The Chair Liberal Borys Wrzesnewskyj

Ten seconds.

4 p.m.

Executive Director, Rainbow Resource Centre

Michael Tutthill

As a centre, we look forward to partnering with IRCC to meet the increasing service needs of permanent residents and convention refugees who access our centre. We are currently providing these services with the financial support of our communities and through—

4 p.m.

Liberal

The Chair Liberal Borys Wrzesnewskyj

Thank you.

4 p.m.

Executive Director, Rainbow Resource Centre

Michael Tutthill

—existing service agreements not designated for newcomer work. Further, we hope to—

4 p.m.

Liberal

The Chair Liberal Borys Wrzesnewskyj

Thank you, Mr. Tutthill.

Mr. Boissonnault, five minutes, please.

4 p.m.

Liberal

Randy Boissonnault Liberal Edmonton Centre, AB

Thank you, Michael. Nice to see you. Thank you for hosting our first community consultation that took place across the country with the LGBTQ2 secretariat.

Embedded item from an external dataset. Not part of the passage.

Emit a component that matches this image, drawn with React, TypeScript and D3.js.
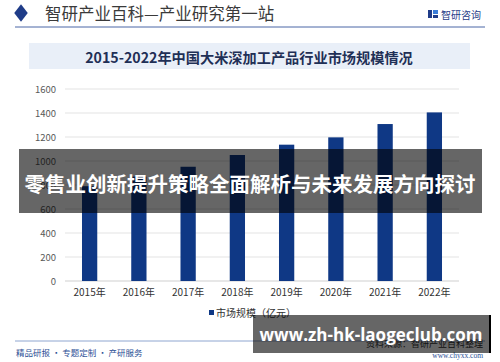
import React, { useEffect, useRef } from 'react';
import * as d3 from 'd3';

const years = ['2015年', '2016年', '2017年', '2018年', '2019年', '2020年', '2021年', '2022年'];
const marketSize = [790, 870, 952, 1050, 1136, 1197, 1308, 1405];
const yTicks = [0, 200, 400, 600, 800, 1000, 1200, 1400, 1600];

const FONT = '"Noto Sans CJK SC", "Noto Sans", sans-serif';
const W = 500;
const H = 362;

const App: React.FC = () => {
  const svgRef = useRef<SVGSVGElement>(null);

  useEffect(() => {
    if (!svgRef.current) return;
    const svg = d3.select(svgRef.current);
    svg.selectAll('*').remove();

    svg.append('rect').attr('width', W).attr('height', H).attr('fill', '#fff');

    // header
    svg.append('path')
      .attr('d', d3.symbol().type(d3.symbolDiamond).size(120)())
      .attr('transform', 'translate(21,13) scale(1.15,0.85)')
      .attr('fill', '#1f3c88');
    svg.append('text')
      .attr('x', 45).attr('y', 19.5)
      .attr('font-family', FONT).attr('font-size', 16.5)
      .attr('fill', '#3a3a3a')
      .text('智研产业百科—产业研究第一站');
    // logo
    const logo = svg.append('g').attr('transform', 'translate(428,10)');
    logo.append('rect').attr('x', 0).attr('y', 0).attr('width', 4).attr('height', 8).attr('fill', '#1f3c88');
    logo.append('rect').attr('x', 5).attr('y', 0).attr('width', 5).attr('height', 4).attr('fill', '#3b7dd8');
    logo.append('rect').attr('x', 5).attr('y', 5).attr('width', 5).attr('height', 3).attr('fill', '#1f3c88');
    svg.append('text')
      .attr('x', 441).attr('y', 19)
      .attr('font-family', FONT).attr('font-size', 10)
      .attr('fill', '#1f3c88')
      .text('智研咨询');
    svg.append('line')
      .attr('x1', 15).attr('x2', 485).attr('y1', 27).attr('y2', 27)
      .attr('stroke', '#4a66a6').attr('stroke-width', 1);

    // title box
    svg.append('rect')
      .attr('x', 29).attr('y', 43).attr('width', 441).attr('height', 26)
      .attr('fill', '#e9eff8');
    svg.append('text')
      .attr('x', 249).attr('y', 63)
      .attr('text-anchor', 'middle')
      .attr('font-family', FONT).attr('font-size', 14.2).attr('font-weight', 'bold')
      .attr('fill', '#1f2f56')
      .text('2015-2022年中国大米深加工产品行业市场规模情况');

    // chart
    const x = d3.scaleBand<string>().domain(years).range([65, 459]).paddingInner(0.69).paddingOuter(0.345);
    const y = d3.scaleLinear().domain([0, 1600]).range([281, 89]);

    const grid = svg.append('g');
    grid.selectAll('line')
      .data(yTicks)
      .enter()
      .append('line')
      .attr('x1', 65).attr('x2', 459)
      .attr('y1', d => y(d)).attr('y2', d => y(d))
      .attr('stroke', d => (d === 0 ? '#cfcfcf' : '#e3e3e3'))
      .attr('stroke-width', 1);

    svg.append('g').selectAll('text')
      .data(yTicks)
      .enter()
      .append('text')
      .attr('x', 56).attr('y', d => y(d) + 3.5)
      .attr('text-anchor', 'end')
      .attr('font-family', FONT).attr('font-size', 9.5)
      .attr('fill', '#595959')
      .text(d => String(d));

    svg.append('g').selectAll('rect')
      .data(marketSize)
      .enter()
      .append('rect')
      .attr('x', (d, i) => x(years[i]) as number)
      .attr('width', x.bandwidth())
      .attr('y', d => y(d))
      .attr('height', d => y(0) - y(d))
      .attr('fill', '#0f3885');

    svg.append('g').selectAll('text')
      .data(years)
      .enter()
      .append('text')
      .attr('x', d => (x(d) as number) + x.bandwidth() / 2)
      .attr('y', 296)
      .attr('text-anchor', 'middle')
      .attr('font-family', FONT).attr('font-size', 10)
      .attr('fill', '#333')
      .text(d => d);

    // legend
    svg.append('rect').attr('x', 209).attr('y', 310).attr('width', 5).attr('height', 5).attr('fill', '#0f3885');
    svg.append('text')
      .attr('x', 216).attr('y', 317)
      .attr('font-family', FONT).attr('font-size', 10)
      .attr('fill', '#333')
      .text('市场规模（亿元）');

    // footer
    svg.append('line')
      .attr('x1', 15).attr('x2', 485).attr('y1', 341).attr('y2', 341)
      .attr('stroke', '#8fa6d0').attr('stroke-width', 1);
    svg.append('text')
      .attr('x', 16).attr('y', 356)
      .attr('font-family', FONT).attr('font-size', 8.5)
      .attr('fill', '#2c4f95')
      .text('精品研报 · 专题定制 · 产研服务');
    svg.append('text')
      .attr('x', 483).attr('y', 347)
      .attr('text-anchor', 'end')
      .attr('font-family', FONT).attr('font-size', 9)
      .attr('fill', '#333')
      .text('资料来源：智研产业百科整理');
    svg.append('text')
      .attr('x', 483).attr('y', 358)
      .attr('text-anchor', 'end')
      .attr('font-family', '"Liberation Serif", serif').attr('font-size', 7.5)
      .attr('fill', '#2c4f95')
      .text('www.chyxx.com');

    // overlay banners
    svg.append('rect')
      .attr('x', 19).attr('y', 149).attr('width', 463).attr('height', 64)
      .attr('fill', 'rgba(0,0,0,0.6)');
    svg.append('text')
      .attr('x', 250).attr('y', 192)
      .attr('text-anchor', 'middle')
      .attr('font-family', FONT).attr('font-size', 20.5).attr('font-weight', 'bold')
      .attr('fill', '#fff')
      .text('零售业创新提升策略全面解析与未来发展方向探讨');

    svg.append('rect')
      .attr('x', 253).attr('y', 315).attr('width', 237).attr('height', 38)
      .attr('fill', 'rgba(0,0,0,0.6)');
    svg.append('rect')
      .attr('x', 489).attr('y', 315).attr('width', 2).attr('height', 38)
      .attr('fill', '#000');
    svg.append('text')
      .attr('x', 371).attr('y', 341)
      .attr('text-anchor', 'middle')
      .attr('font-family', '"Open Sans", "DejaVu Sans", sans-serif').attr('font-size', 17).attr('font-weight', 'bold')
      .attr('fill', '#fff')
      .text('www.zh-hk-laogeclub.com');
  }, []);

  return (
    <div style={{ position: 'absolute', left: 0, top: 0, width: W, height: H }}>
      <svg ref={svgRef} width={W} height={H} style={{ display: 'block' }} />
    </div>
  );
};

export default App;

Kimahli, it's good to see you. Thank you for your leadership on a bunch of files.

Janet, thank you for coming to us, despite some of the video and audio challenges. It's always great to have your voice around the table.

I want to start quickly, Kimahli. We have five minutes, so these are going to be short, sharp questions with, hopefully, similar answers.

How much money are we talking about to respond to your number one request to make rainbow RAP stable and multi-year?

4 p.m.

Executive Director, Rainbow Railroad

Kimahli Powell

It all depends on how many people we're willing to support. Certainly, we know there's a minimum responsibility for just over 12,000 individuals per year. We'd like to see a greater commitment.

Since the program started, the government gave out over $300,000 and private individuals gave $1.4 million. I think we need a bigger involvement from the government in order to match that. I can't give you the exact number right now, but I think it needs to be a number that's representative of the needs of the community.